◆ Objective
Copy out all lines that carry the word "this".

◆ Excerpted records
----

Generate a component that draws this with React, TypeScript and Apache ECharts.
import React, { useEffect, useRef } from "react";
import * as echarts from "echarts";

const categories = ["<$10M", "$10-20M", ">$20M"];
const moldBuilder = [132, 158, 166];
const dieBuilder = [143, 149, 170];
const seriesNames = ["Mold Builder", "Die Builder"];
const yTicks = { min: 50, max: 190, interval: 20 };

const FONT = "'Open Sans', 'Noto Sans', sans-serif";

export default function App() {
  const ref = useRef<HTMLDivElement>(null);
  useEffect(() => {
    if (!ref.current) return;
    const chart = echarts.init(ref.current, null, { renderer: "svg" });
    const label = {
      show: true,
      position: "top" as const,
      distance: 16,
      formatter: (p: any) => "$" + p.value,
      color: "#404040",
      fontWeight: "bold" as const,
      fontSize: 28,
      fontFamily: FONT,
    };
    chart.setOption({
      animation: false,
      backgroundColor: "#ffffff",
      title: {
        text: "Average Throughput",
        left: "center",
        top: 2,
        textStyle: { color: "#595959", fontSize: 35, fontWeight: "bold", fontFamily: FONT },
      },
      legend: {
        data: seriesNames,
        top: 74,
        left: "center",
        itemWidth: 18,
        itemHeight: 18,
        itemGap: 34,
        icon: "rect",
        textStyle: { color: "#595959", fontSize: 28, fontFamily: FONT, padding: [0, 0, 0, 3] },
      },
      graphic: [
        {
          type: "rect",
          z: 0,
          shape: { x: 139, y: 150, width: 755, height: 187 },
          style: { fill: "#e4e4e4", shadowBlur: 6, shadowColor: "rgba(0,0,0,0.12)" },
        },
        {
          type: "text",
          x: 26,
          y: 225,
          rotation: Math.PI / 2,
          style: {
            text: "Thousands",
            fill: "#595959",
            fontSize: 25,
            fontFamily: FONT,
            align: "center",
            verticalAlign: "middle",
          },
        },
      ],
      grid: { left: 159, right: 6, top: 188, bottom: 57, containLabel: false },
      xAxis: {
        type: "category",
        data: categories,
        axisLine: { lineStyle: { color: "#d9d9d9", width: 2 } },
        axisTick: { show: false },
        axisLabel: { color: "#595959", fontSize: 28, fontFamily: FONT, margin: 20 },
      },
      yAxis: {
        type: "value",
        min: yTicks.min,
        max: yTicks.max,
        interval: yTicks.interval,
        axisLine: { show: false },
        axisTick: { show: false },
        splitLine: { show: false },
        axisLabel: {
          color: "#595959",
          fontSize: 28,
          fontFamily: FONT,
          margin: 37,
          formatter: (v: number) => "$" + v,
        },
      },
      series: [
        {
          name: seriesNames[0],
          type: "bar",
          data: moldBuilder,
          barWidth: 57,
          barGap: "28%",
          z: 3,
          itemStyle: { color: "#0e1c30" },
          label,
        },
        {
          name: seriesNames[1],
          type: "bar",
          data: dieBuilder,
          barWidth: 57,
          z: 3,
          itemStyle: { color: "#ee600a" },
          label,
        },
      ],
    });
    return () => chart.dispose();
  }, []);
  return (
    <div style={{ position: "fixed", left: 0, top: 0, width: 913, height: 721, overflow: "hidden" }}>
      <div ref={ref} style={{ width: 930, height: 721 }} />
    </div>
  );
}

----

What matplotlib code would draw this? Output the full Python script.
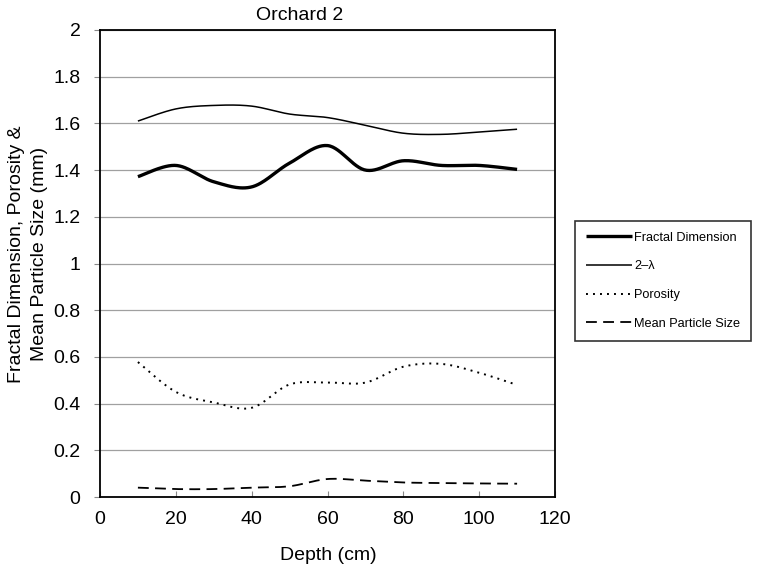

----

◆ Result below
Generate a component that draws this with React, TypeScript and Apache ECharts.
What matplotlib code would draw this? Output the full Python script.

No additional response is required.